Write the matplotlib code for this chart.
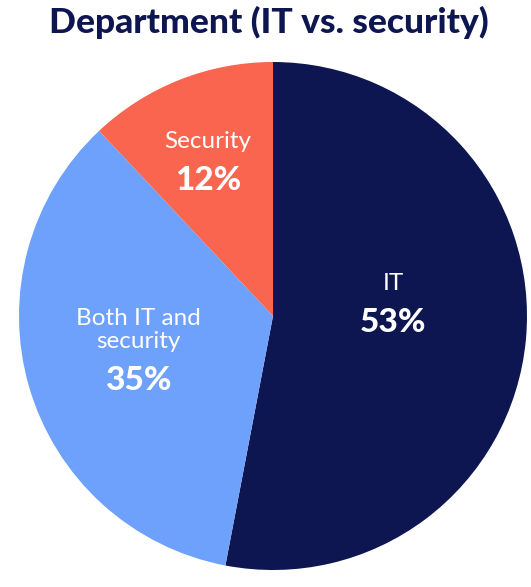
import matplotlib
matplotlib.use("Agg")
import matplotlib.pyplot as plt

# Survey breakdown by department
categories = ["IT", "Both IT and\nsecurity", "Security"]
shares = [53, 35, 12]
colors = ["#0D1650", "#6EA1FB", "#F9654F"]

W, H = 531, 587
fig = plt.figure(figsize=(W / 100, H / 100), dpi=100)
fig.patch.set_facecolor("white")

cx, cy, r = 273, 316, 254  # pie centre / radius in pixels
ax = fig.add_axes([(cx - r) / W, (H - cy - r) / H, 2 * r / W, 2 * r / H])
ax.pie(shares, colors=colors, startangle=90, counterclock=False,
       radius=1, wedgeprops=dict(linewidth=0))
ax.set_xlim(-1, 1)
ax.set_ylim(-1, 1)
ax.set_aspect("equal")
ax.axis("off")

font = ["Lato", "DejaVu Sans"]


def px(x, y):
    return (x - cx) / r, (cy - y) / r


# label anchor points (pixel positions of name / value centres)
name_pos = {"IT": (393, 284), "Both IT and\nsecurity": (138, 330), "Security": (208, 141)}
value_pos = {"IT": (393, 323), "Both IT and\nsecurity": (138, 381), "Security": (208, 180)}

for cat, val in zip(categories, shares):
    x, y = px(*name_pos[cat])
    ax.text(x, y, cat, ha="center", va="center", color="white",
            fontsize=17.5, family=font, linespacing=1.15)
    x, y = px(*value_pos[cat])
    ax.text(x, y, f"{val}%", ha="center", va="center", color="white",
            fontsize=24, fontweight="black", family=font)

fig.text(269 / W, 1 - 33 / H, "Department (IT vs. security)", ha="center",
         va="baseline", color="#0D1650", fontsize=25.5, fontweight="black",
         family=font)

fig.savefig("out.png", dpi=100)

□ □ □ □ □

Exclude the pictures. Write out the remaining data exactly.

Final result
Write the matplotlib code for this chart.
import matplotlib
matplotlib.use("Agg")
import matplotlib.pyplot as plt

# Survey breakdown by department
categories = ["IT", "Both IT and\nsecurity", "Security"]
shares = [53, 35, 12]
colors = ["#0D1650", "#6EA1FB", "#F9654F"]

W, H = 531, 587
fig = plt.figure(figsize=(W / 100, H / 100), dpi=100)
fig.patch.set_facecolor("white")

cx, cy, r = 273, 316, 254  # pie centre / radius in pixels
ax = fig.add_axes([(cx - r) / W, (H - cy - r) / H, 2 * r / W, 2 * r / H])
ax.pie(shares, colors=colors, startangle=90, counterclock=False,
       radius=1, wedgeprops=dict(linewidth=0))
ax.set_xlim(-1, 1)
ax.set_ylim(-1, 1)
ax.set_aspect("equal")
ax.axis("off")

font = ["Lato", "DejaVu Sans"]


def px(x, y):
    return (x - cx) / r, (cy - y) / r


# label anchor points (pixel positions of name / value centres)
name_pos = {"IT": (393, 284), "Both IT and\nsecurity": (138, 330), "Security": (208, 141)}
value_pos = {"IT": (393, 323), "Both IT and\nsecurity": (138, 381), "Security": (208, 180)}

for cat, val in zip(categories, shares):
    x, y = px(*name_pos[cat])
    ax.text(x, y, cat, ha="center", va="center", color="white",
            fontsize=17.5, family=font, linespacing=1.15)
    x, y = px(*value_pos[cat])
    ax.text(x, y, f"{val}%", ha="center", va="center", color="white",
            fontsize=24, fontweight="black", family=font)

fig.text(269 / W, 1 - 33 / H, "Department (IT vs. security)", ha="center",
         va="baseline", color="#0D1650", fontsize=25.5, fontweight="black",
         family=font)

fig.savefig("out.png", dpi=100)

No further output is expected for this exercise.